Dans ce domaine, l’essentiel est de ne pas sombrer dans l’émotionnel. C’est pourquoi nous devons nous garder d’adopter des mesures hâtives qui n’écarteraient pas, malheureusement, le risque zéro, et dont les effets pourraient être contraires à l’objectif recherché.
Des condamnations, heureusement très rares, mais très médiatisées, d’agents des forces de sécurité ont accrédité l’idée que la justice penchait plutôt du côté de la victime. Or, en réalité, la jurisprudence est plutôt protectrice à l’égard des policiers et des gendarmes. J’ajouterai que le juge ne fait pas de différence entre ces deux catégories.
Au-delà des arguments juridiques, un rapprochement des conditions d’emploi des armes à feu par les policiers et les gendarmes ne semble pas pertinent au regard de leurs spécificités respectives.
Bien que les gendarmes et les policiers aient en commun certaines missions d’ordre civil, leurs modes et leur aire de déploiement diffèrent. Les premiers interviennent majoritairement en milieu rural tandis que les seconds exercent plutôt dans les zones urbaines, ce qui suppose des approches différentes, notamment eu égard à la densité de population.
En outre, qu’apporterait aux policiers le régime de la sommation propre aux gendarmes ? Certains syndicats de policiers y voient un risque supplémentaire sur le plan pratique, alors que la légitime défense est possible sans sommation en cas de menace.
Pour toutes ces raisons, et bien d’autres qui ont été développées plus longuement par certains de mes collègues, il apparaît que le dispositif proposé conduirait à laisser penser que les policiers seraient pénalement plus à l’abri en cas de riposte, alors qu’ils seraient in fine en situation de plus grande fragilité juridique.
Pour autant, la proposition de loi a le mérite d’ouvrir un débat sur les conditions générales d’exercice des fonctions de policiers et de gendarmes.
En tant qu’élu de terrain, nous connaissons tous bien nos commissariats et nos casernes. Nous devons malheureusement constater qu’ils pâtissent, au-delà du manque de moyens humains, d’équipements souvent anciens et inadaptés. Face à une criminalité « riche » de ses trafics, donc souvent très bien armée et puissamment motorisée, les agents de sécurité se retrouvent très affaiblis dans certaines situations. Ce fut le cas de deux policiers de la BAC tragiquement assassinés en février dernier par un malfaiteur qui s’est servi d’un véhicule 4x4 pour tuer intentionnellement.

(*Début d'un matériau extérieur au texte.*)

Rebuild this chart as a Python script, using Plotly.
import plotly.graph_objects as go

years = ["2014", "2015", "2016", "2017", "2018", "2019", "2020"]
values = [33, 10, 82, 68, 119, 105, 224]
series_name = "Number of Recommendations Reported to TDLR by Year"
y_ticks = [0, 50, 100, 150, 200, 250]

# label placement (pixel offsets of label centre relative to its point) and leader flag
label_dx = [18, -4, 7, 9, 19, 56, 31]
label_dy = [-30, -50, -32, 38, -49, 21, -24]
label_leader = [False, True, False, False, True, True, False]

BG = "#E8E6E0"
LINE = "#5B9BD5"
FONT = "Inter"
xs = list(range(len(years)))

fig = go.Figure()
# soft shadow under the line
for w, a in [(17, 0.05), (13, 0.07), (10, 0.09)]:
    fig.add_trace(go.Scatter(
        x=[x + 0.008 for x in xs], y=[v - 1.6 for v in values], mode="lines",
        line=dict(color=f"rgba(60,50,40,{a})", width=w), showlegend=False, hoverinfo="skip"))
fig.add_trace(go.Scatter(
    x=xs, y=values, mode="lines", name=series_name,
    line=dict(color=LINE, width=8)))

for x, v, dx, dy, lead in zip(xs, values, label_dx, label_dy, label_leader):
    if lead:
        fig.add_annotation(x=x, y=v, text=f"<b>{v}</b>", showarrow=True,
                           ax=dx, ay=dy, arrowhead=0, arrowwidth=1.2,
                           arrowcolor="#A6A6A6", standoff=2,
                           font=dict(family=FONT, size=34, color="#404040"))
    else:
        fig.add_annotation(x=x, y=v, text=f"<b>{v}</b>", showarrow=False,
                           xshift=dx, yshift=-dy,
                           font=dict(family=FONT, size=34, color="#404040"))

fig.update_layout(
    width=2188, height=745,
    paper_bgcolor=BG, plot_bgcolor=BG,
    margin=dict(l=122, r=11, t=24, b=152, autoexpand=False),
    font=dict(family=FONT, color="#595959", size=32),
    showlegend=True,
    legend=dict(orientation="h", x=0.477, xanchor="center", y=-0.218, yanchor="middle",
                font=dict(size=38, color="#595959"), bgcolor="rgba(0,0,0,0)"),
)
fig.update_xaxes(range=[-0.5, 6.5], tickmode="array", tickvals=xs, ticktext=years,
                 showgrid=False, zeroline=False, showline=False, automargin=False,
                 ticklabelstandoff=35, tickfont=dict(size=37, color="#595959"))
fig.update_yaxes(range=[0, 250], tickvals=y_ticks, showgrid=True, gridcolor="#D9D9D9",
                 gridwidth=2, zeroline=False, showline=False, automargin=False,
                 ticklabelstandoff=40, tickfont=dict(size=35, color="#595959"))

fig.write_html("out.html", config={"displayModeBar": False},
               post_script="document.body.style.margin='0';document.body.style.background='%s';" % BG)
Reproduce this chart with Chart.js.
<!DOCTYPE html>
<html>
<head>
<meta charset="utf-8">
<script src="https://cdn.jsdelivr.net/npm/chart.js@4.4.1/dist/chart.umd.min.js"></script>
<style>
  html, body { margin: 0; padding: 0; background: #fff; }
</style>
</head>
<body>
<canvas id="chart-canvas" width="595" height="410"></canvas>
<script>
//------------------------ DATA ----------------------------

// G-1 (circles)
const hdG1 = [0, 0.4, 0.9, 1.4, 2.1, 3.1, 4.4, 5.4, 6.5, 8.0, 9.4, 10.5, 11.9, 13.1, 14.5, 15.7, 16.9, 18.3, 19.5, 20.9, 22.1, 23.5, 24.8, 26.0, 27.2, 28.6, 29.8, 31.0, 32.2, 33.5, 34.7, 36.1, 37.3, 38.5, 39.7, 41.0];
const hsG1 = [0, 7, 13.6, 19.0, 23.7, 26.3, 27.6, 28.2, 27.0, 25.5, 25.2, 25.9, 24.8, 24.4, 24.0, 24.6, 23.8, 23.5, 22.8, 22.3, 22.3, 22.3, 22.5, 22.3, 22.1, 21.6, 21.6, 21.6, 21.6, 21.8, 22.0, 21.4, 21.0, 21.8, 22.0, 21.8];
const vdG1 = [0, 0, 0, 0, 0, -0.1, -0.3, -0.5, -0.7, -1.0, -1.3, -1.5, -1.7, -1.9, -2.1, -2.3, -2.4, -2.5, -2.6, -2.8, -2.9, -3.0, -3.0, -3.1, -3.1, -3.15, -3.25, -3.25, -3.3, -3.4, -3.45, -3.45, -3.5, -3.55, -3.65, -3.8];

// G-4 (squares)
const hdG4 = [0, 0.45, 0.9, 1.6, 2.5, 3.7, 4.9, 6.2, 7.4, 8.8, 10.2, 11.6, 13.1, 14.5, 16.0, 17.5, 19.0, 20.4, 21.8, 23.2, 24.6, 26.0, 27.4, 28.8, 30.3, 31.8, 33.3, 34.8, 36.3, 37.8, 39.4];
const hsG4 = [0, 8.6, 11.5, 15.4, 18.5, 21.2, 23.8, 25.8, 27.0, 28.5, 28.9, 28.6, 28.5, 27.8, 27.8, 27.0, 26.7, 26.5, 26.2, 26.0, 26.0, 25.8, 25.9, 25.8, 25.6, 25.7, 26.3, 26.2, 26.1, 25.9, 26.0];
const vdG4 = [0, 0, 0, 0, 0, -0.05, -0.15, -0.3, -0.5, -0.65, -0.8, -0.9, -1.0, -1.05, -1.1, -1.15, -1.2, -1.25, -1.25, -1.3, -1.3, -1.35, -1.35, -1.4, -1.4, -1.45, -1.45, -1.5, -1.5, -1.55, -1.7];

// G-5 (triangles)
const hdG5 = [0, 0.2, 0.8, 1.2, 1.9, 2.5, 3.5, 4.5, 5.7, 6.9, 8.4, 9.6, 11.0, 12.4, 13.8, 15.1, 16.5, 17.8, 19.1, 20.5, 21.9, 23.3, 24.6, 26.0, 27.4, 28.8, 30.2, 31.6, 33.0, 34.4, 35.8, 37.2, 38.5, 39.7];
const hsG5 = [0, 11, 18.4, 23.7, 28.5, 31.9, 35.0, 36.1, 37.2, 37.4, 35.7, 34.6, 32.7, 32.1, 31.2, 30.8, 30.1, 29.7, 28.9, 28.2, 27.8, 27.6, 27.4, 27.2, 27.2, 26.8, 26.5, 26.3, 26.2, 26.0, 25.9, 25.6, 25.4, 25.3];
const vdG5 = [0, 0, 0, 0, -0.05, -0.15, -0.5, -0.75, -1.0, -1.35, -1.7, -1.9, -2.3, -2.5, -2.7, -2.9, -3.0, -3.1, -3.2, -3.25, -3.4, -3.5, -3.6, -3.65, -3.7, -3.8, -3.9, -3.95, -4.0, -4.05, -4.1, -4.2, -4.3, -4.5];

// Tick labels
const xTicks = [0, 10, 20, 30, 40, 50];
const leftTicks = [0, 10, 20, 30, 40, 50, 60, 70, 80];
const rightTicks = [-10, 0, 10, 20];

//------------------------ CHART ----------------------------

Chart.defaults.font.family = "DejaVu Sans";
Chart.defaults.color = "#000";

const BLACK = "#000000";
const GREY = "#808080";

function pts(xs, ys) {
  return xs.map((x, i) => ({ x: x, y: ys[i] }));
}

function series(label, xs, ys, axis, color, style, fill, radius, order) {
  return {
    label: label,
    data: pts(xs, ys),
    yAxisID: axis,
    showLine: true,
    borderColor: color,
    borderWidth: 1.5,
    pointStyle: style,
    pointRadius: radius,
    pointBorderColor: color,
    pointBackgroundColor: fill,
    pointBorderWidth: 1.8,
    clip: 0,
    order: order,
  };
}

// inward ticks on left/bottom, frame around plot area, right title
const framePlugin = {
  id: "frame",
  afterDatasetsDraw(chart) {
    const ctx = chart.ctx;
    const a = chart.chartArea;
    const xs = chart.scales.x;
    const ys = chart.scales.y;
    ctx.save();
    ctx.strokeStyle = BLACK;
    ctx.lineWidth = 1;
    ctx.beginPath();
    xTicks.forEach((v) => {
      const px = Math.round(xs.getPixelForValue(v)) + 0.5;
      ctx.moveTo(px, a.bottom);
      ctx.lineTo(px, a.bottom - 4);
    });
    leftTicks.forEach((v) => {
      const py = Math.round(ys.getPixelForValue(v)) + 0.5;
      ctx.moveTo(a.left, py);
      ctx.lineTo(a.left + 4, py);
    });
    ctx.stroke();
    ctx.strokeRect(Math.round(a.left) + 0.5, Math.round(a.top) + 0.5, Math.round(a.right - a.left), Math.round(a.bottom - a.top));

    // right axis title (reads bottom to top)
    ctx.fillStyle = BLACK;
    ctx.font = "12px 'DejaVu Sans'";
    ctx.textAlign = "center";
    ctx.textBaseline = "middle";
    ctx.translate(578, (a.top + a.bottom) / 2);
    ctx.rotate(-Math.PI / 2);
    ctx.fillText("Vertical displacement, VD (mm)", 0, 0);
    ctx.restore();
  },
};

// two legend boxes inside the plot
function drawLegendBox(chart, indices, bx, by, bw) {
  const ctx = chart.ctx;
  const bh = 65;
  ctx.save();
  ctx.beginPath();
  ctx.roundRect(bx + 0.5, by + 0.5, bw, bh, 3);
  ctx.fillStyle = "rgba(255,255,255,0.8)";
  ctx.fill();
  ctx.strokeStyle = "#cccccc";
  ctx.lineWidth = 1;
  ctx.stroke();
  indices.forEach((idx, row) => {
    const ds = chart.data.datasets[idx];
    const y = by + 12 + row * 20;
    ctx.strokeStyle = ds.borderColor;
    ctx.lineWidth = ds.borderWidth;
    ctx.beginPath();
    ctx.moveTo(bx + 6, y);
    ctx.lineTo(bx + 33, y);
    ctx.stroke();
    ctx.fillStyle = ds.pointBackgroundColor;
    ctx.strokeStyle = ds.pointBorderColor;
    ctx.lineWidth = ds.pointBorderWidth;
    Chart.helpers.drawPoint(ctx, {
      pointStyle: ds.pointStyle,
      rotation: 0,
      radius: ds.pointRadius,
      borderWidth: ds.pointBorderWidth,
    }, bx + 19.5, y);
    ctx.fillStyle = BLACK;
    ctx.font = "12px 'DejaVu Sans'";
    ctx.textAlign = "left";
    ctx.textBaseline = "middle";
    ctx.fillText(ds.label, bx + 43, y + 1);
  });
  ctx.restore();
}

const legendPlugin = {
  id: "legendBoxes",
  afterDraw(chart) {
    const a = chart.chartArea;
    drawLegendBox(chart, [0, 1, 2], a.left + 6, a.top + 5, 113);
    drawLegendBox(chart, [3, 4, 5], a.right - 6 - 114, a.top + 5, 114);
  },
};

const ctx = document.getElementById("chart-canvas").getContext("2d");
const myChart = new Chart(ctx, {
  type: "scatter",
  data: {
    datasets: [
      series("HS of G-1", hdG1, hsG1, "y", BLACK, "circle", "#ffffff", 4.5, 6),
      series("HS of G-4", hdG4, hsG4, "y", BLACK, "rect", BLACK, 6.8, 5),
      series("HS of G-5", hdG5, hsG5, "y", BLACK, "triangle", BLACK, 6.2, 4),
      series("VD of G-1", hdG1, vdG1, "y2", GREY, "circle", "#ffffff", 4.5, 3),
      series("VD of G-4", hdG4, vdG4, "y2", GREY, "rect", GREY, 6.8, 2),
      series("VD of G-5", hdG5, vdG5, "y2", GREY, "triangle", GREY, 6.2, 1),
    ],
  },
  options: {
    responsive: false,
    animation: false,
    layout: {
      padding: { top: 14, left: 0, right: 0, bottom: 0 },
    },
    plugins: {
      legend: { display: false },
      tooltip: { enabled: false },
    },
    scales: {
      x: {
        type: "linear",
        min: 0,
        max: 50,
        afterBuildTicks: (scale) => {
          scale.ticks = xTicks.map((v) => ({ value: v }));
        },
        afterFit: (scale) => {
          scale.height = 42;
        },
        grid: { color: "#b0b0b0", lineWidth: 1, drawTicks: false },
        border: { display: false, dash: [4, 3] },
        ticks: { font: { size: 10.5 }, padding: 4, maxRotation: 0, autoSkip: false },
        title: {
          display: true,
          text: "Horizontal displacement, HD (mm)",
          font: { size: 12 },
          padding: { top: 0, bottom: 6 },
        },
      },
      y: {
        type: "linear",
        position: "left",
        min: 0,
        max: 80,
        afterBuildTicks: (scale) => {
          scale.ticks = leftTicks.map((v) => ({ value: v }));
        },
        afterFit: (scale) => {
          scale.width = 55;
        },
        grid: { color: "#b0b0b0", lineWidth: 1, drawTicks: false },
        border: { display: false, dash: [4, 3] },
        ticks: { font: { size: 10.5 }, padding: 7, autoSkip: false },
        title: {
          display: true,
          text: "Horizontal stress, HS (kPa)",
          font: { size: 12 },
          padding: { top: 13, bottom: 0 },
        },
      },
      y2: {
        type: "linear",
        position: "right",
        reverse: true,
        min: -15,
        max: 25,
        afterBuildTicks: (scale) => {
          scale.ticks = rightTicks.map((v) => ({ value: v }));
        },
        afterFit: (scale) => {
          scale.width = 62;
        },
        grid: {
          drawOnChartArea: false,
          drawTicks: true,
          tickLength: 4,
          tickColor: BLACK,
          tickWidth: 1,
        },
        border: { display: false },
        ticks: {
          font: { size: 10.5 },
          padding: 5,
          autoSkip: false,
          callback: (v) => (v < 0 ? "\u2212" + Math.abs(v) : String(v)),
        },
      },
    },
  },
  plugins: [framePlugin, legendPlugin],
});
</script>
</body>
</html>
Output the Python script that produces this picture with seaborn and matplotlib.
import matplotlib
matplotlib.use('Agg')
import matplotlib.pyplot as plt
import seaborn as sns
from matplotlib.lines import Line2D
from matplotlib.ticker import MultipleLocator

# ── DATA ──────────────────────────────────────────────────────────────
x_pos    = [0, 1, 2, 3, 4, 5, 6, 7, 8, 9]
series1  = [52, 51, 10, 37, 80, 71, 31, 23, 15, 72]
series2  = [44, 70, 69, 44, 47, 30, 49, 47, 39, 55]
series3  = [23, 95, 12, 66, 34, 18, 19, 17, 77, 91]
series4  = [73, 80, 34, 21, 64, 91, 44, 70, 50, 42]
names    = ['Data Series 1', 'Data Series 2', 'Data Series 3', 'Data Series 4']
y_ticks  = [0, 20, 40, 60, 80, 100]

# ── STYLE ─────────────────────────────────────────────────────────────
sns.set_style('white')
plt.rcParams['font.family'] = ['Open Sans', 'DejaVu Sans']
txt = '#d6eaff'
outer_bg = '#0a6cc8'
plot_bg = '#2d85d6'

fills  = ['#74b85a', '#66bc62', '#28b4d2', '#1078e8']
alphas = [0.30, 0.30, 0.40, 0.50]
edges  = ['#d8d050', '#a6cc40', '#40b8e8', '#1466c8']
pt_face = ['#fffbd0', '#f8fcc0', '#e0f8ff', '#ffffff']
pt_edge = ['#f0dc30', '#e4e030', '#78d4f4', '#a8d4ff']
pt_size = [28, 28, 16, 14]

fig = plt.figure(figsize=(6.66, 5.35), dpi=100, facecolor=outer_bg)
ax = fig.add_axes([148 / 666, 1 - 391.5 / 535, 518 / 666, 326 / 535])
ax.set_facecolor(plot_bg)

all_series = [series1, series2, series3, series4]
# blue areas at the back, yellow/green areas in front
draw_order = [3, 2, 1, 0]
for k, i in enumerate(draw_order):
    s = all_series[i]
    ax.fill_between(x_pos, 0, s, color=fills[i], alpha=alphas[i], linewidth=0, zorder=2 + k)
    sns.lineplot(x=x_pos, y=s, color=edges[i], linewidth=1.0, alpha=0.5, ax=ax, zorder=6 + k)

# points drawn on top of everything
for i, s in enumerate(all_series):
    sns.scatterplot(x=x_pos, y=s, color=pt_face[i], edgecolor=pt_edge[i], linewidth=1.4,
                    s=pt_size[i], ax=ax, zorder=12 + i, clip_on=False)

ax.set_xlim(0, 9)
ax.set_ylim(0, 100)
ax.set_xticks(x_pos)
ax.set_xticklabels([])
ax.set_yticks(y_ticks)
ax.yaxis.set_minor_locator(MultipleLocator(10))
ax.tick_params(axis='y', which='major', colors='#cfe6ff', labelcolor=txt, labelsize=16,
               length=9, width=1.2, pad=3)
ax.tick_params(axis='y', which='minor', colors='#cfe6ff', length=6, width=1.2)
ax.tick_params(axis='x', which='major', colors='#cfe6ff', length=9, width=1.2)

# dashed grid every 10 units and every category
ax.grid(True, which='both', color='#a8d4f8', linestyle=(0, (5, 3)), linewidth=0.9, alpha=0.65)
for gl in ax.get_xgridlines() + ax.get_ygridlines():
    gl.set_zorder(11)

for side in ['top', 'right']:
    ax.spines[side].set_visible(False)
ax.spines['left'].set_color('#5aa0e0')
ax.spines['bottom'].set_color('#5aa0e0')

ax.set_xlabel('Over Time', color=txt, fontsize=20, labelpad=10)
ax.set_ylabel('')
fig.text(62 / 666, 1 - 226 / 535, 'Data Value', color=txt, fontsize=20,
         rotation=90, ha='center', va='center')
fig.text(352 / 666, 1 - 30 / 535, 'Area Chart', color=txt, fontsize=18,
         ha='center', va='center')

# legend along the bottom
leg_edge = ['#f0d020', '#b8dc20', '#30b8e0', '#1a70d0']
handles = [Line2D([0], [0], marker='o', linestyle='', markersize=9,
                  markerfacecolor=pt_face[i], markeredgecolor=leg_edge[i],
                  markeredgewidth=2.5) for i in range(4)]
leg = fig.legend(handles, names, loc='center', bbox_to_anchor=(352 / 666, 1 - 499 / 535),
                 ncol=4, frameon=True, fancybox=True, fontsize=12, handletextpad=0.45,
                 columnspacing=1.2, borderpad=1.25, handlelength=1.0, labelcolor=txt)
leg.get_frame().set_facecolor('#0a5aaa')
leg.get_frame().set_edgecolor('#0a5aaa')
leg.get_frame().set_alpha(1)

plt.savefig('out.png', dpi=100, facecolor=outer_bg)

Le problème de la proportionnalité des équipements entre malfaiteurs et forces de sécurité est également illustré par l’utilisation banalisée d’armes de guerre. Sur ce point, la loi du 6 mars 2012 relative à l’établissement d’un contrôle des armes moderne, simplifié et préventif a jeté les bases d’un meilleur contrôle des armes à feu sur le territoire. Il n’en demeure pas moins que ce contrôle reste d’un exercice délicat. J’espère que ce texte, qui avait été unanimement approuvé, portera rapidement ses fruits.
Je sais que les temps sont à l’économie s’agissant du budget de l’État, mais un renforcement des moyens de la police et de la gendarmerie serait de nature à renforcer la protection dont nos agents ont besoin pour exercer sereinement leurs missions. Au-delà, il est fondamental de garantir une des premières fonctions régaliennes de notre République : la sécurité de nos concitoyens.
Enfin, je souhaite évoquer la question de la protection fonctionnelle des policiers et des gendarmes, qui a fait l’objet d’un rapport qui vous a été remis au mois de juillet 2012, monsieur le ministre. Vous l’avez dit, vingt-sept propositions ont été formulées.
Nous ne pouvons qu’être satisfaits de constater que vous avez appréhendé le rapport Guyomar avec pertinence.